[Begin Information given]

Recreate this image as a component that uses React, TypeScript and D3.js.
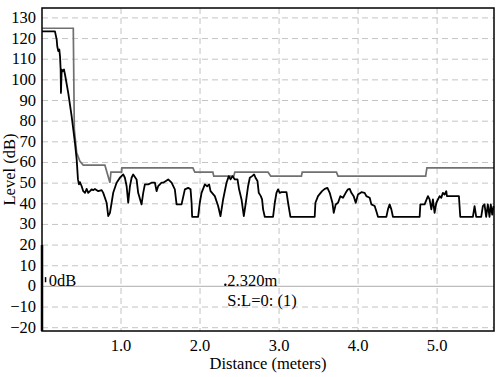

[End Information given]
[Begin Information given]

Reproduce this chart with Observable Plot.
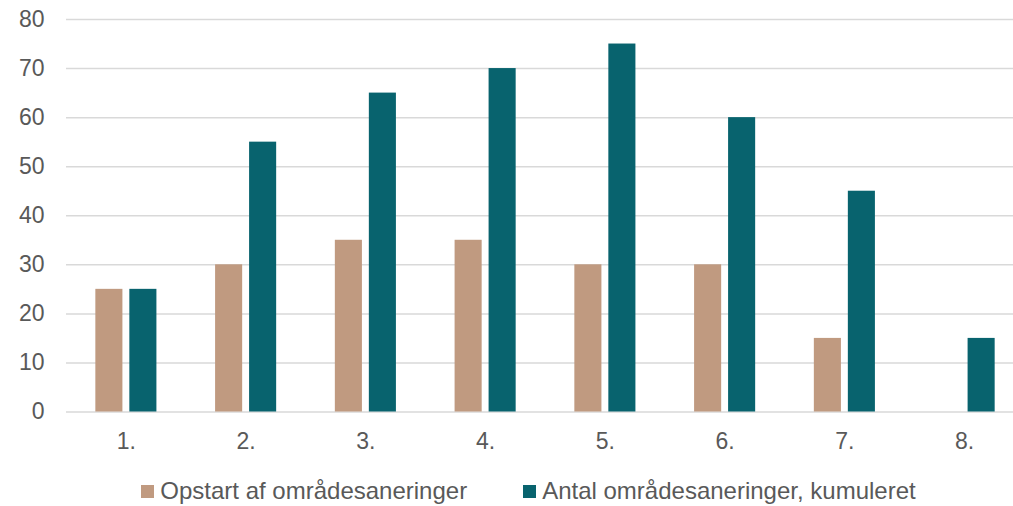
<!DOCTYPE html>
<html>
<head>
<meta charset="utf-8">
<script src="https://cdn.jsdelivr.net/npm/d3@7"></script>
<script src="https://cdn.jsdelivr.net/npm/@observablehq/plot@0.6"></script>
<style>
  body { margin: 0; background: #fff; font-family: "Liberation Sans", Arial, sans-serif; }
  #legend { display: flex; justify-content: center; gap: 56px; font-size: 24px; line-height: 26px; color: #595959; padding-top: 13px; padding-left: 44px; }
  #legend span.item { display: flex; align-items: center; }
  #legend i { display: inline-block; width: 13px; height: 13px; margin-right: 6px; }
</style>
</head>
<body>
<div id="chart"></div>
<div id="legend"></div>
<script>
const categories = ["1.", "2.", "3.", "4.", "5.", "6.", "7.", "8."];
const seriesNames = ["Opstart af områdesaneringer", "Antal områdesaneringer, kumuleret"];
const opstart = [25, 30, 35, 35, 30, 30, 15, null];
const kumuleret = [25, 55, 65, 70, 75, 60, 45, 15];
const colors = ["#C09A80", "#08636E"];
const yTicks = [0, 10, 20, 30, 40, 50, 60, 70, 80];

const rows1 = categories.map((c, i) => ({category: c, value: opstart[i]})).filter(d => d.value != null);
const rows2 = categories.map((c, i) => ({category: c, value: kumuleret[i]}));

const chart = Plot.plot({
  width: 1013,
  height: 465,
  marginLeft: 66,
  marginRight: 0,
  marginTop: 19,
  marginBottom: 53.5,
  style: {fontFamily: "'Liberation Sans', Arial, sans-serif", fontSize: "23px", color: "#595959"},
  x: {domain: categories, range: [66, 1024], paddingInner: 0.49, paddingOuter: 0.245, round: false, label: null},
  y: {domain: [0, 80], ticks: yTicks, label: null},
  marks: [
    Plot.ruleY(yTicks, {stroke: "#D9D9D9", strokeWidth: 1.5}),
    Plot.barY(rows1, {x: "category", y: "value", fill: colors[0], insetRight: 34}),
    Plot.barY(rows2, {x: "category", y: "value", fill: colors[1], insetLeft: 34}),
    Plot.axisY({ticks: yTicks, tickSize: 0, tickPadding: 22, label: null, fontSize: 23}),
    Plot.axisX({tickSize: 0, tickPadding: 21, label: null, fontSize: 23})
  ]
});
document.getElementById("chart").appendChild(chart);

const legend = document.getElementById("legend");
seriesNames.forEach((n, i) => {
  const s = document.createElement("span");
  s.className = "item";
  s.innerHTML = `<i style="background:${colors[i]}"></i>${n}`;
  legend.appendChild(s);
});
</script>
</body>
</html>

[End Information given]

Exercise brief:
Tally the lines of the data that contain the string "this" and report the total alone.

Complete output:
2